Price architecture matters as well. Sustainable products cannot rely on ethics alone to justify a premium. The customer still compares size, finish, feel and function. If a product is priced above the market, the quality and design need to make that clear immediately.
Packaging is another filter that should not be overlooked. There is little value in a low-impact accessory wrapped in excessive plastic. Buyers are paying closer attention to the whole presentation, especially in stores where sustainability is part of the brand promise.
For wholesale stockists, supply clarity is also critical. You want ranges that are retail-ready, easy to reorder and consistent in their positioning. A tightly defined category specialist will usually outperform a supplier that treats eco accessories as a side line.

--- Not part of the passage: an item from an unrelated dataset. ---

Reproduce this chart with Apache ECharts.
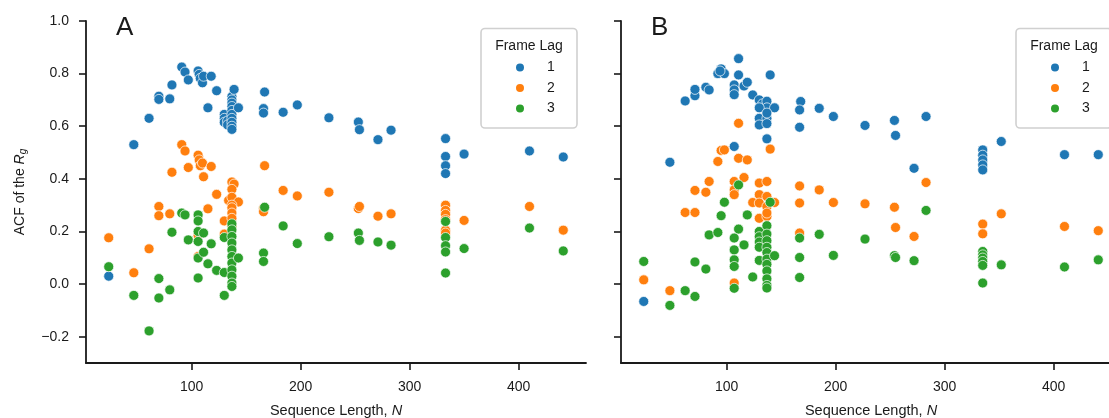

Sustainable accessories as an add-on category
One of the strongest arguments for this category is its ability to increase basket size without feeling forced. Accessories sit naturally beside beauty, travel, gifting and everyday essentials. They do not need heavy explanation, and the right product often prompts an immediate use-case in the shopper's mind.
That is why placement matters so much. A travel organiser near a luggage or passport section makes sense. A cosmetic bag near skincare or fragrance increases relevance. A reusable tote near the front of store or bundled into a gifting story can turn a practical item into a spontaneous extra purchase.
This is where focused suppliers have an advantage. James&Co has built its range around exactly this kind of retail utility - products that do not just align with sustainable values, but also work hard on shelf across multiple store environments.
Where retailers get it wrong
The most common mistake is treating sustainability as the only selling point. Customers want better materials, but they still expect style, usability and value. If the product looks too earnest or under-designed, it can stall.
Another mistake is overbuying breadth instead of buying depth. A small, coherent edit of sustainable accessories often performs better than a scattered collection of unrelated eco items. Strong repetition in colour, material or function helps customers understand the offer quickly.
Finally, some retailers wait too long for perfect certainty. Sustainability claims should absolutely be interrogated, but this category is already mainstream enough to warrant action. The better approach is to buy carefully, ask direct questions and build a range with clear standards rather than sitting out the shift altogether.
Retail is moving away from decorative sustainability messaging and towards products that make the claim visible in the material itself. That is good news for buyers who want substance, and even better news for stores that understand how to turn practical, plastic-free accessories into everyday sales. The next growth category is often the one customers can justify to themselves in ten seconds flat.